══ INPUT ROWS

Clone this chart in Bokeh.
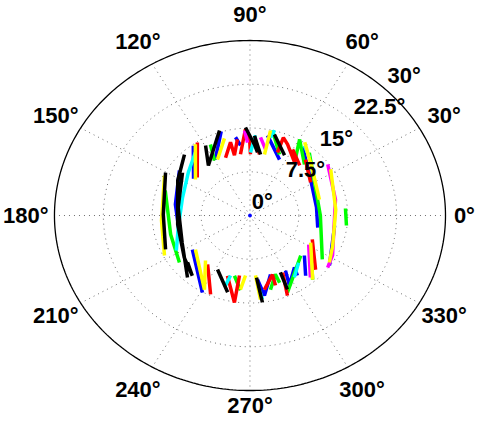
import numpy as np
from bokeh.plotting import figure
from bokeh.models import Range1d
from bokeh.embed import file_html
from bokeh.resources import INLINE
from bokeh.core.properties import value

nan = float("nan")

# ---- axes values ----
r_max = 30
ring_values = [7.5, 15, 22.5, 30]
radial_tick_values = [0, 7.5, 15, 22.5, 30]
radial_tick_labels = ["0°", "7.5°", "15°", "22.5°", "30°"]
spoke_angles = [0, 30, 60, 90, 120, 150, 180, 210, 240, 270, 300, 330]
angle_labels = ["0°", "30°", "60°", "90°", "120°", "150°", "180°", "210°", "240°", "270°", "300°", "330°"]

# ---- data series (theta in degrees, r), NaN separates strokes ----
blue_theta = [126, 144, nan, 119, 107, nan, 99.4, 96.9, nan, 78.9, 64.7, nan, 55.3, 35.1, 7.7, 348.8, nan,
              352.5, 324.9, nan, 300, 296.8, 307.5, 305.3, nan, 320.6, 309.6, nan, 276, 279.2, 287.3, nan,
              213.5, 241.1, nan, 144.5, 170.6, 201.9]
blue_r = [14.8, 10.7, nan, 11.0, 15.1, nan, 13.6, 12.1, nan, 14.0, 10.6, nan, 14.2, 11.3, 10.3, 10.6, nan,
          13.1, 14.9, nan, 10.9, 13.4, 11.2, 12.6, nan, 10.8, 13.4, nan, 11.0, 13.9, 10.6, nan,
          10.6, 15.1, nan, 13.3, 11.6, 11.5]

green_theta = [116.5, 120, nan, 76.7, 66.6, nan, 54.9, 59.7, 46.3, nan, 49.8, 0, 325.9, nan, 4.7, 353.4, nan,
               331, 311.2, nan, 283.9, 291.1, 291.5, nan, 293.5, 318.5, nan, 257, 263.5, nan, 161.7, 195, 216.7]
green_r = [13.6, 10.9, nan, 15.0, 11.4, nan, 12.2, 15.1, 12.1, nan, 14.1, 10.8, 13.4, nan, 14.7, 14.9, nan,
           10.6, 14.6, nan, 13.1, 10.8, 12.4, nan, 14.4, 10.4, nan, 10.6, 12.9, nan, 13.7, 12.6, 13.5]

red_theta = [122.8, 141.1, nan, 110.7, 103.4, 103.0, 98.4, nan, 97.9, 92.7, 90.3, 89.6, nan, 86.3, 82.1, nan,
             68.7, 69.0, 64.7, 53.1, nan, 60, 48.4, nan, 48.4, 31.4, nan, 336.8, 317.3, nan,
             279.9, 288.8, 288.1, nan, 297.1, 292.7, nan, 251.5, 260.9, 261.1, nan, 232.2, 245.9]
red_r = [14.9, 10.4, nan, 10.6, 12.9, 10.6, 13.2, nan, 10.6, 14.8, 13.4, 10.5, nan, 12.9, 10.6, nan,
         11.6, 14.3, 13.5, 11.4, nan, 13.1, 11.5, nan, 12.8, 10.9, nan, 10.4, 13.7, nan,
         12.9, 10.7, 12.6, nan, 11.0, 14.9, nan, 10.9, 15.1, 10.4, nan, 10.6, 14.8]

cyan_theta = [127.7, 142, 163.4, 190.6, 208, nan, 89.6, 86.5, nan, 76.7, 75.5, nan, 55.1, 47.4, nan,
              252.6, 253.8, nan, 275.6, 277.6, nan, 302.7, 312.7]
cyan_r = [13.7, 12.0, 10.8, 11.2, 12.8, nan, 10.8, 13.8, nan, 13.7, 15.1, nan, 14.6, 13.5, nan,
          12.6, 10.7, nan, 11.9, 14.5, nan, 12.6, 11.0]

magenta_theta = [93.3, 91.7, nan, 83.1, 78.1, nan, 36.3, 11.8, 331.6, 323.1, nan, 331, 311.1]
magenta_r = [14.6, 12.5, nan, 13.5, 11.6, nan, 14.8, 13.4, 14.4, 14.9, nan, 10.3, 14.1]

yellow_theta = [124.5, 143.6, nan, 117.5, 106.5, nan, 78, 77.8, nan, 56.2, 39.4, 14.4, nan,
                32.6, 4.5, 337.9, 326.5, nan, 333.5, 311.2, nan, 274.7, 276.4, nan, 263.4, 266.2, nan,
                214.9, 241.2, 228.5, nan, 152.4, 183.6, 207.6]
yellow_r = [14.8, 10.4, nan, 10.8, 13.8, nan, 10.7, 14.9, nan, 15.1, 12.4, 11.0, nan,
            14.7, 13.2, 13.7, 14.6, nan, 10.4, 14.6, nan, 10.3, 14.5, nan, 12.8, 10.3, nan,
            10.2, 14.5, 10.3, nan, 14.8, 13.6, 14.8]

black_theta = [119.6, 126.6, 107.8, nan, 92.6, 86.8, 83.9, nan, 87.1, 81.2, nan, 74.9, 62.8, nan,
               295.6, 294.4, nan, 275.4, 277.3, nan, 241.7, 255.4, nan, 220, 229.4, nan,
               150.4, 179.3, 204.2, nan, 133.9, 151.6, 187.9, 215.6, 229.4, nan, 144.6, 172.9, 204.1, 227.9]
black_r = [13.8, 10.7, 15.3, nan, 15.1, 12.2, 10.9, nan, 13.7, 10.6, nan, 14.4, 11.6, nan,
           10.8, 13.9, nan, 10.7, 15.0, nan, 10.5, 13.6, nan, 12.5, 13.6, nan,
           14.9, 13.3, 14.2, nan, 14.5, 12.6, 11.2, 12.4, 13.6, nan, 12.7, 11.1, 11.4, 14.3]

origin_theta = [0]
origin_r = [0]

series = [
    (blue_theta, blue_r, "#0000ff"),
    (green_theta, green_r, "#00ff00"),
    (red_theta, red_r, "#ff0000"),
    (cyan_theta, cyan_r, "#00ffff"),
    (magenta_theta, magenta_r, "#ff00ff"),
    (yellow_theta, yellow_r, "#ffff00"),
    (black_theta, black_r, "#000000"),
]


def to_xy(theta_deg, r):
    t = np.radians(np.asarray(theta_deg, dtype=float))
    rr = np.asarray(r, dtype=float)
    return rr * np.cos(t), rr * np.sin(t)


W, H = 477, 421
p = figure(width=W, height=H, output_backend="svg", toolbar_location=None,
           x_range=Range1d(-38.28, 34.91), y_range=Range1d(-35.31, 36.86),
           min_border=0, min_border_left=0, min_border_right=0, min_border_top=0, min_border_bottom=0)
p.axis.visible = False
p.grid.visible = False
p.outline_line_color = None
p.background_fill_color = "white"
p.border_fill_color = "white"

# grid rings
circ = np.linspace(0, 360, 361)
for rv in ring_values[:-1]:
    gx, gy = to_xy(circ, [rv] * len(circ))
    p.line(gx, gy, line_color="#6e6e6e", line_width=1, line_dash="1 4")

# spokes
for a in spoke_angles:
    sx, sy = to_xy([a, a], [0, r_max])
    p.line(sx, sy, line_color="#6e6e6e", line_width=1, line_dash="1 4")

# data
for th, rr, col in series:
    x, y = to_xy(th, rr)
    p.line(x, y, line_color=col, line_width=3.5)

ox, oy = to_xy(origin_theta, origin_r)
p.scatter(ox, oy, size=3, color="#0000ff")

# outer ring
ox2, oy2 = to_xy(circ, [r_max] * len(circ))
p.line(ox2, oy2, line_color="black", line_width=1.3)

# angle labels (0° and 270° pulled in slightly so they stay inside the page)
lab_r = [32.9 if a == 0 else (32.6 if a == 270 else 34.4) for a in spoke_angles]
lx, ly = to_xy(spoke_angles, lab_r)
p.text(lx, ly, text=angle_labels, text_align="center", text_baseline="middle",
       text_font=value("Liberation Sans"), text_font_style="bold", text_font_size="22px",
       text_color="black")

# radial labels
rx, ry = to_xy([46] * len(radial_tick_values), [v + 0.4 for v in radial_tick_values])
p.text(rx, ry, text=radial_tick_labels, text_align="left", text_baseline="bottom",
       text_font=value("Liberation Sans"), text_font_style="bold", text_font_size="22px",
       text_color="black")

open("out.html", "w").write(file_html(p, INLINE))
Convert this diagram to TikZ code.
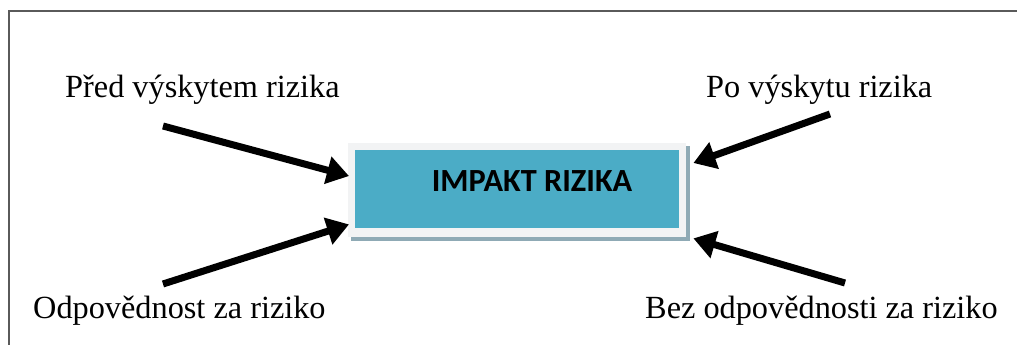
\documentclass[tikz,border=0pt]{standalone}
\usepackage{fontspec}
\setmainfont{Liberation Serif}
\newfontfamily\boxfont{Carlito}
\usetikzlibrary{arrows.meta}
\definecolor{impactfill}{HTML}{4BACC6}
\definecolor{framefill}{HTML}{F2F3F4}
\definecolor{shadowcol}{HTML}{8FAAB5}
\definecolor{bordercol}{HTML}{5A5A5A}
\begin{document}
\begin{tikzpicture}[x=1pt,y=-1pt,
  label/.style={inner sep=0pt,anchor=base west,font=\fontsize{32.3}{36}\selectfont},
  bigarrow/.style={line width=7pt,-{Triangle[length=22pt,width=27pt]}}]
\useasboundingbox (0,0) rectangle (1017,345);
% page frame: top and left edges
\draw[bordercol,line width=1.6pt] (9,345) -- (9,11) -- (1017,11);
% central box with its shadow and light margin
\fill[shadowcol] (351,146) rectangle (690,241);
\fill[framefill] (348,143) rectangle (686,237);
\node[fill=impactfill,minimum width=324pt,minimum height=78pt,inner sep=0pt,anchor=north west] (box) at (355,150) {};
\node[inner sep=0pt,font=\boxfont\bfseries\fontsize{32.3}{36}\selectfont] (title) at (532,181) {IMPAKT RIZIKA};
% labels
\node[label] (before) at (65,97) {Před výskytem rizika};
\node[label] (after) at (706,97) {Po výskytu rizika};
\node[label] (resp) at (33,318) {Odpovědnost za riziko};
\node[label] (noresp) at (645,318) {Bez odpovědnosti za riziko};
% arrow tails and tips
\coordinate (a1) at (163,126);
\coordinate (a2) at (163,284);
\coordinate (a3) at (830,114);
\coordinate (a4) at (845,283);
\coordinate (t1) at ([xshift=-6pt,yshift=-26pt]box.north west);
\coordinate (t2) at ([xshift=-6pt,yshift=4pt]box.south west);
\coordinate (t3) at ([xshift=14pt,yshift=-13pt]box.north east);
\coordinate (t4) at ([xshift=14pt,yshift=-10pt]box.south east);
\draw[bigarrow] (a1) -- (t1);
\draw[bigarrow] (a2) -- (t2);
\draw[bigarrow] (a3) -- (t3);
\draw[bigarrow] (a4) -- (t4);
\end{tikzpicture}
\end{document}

════

# EXERCISE
Pull out each line holding the string "this".

# WRITTEN RESPONSE
Clone this chart in Bokeh.
Convert this diagram to TikZ code.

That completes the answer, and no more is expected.